Wednesday, October 9, 2013

Efficiency and Equity Implications of Oil Windfalls in Brazil

Word Bank WP: Large oil reserves off the coast of Brazil may substantially increase the country’s oil revenue in the future. A natural resource “curse” could be the consequence if an appropriate share of the oil revenue is not invested. This issue is addressed in this paper for Brazil both theoretically and empirically by focusing on (i) the efficient allocation of oil revenue between investment and consumption; and (ii) because it may be efficient to consume a certain share of the oil revenue, the distributional implications across generations of higher public consumption.
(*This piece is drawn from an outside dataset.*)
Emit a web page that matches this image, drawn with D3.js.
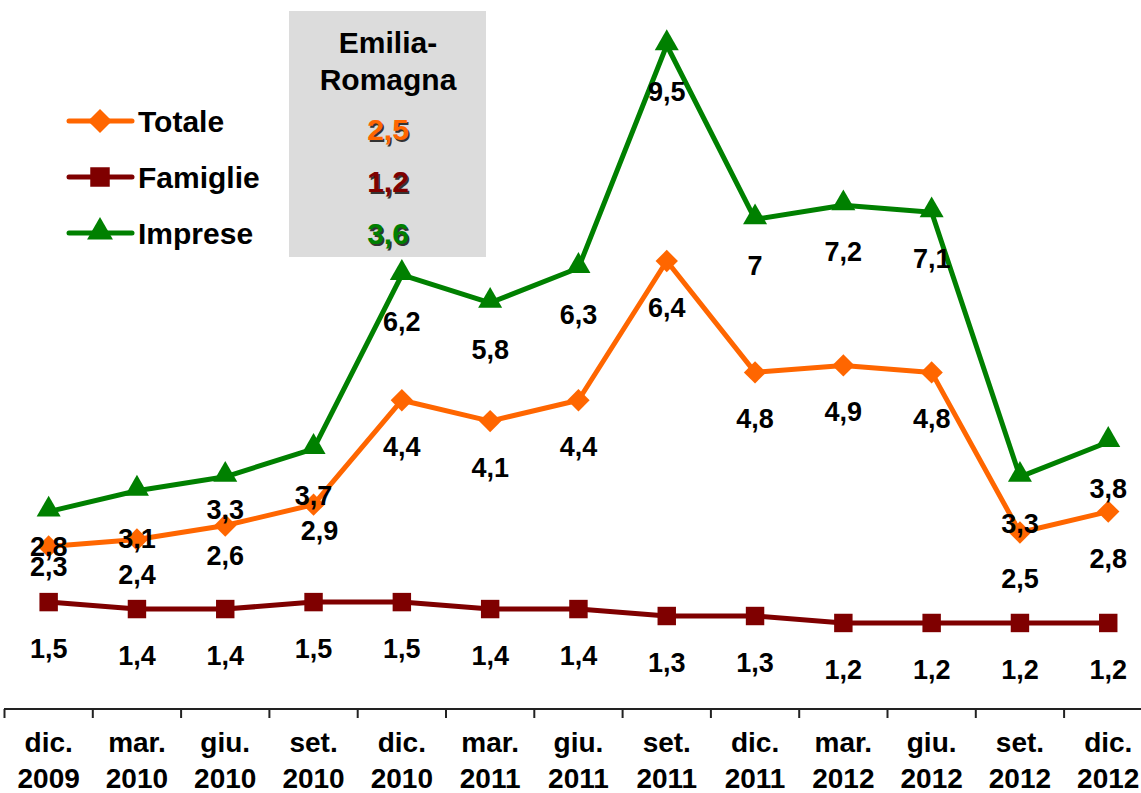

The main finding is that, if the Pre-Salt oil revenue brings the aggregate oil revenue in Brazil above 10 percent of gross domestic product, there will be scope for consuming a certain share of it while still maintaining efficiency. But unless oil revenue reaches 10 percent or more of gross domestic product, then all of it should be invested in order for the economy to approach the efficient investment level. If oil revenue as a share of gross domestic product was 10 percent, then the achievable growth in gross domestic product could reach 9.0 percent. The distributional implications are positive for all generations, but vary across generations depending on how much of the oil revenue is invested. As a result, transfer policies could be adjusted to ensure equality in its distribution.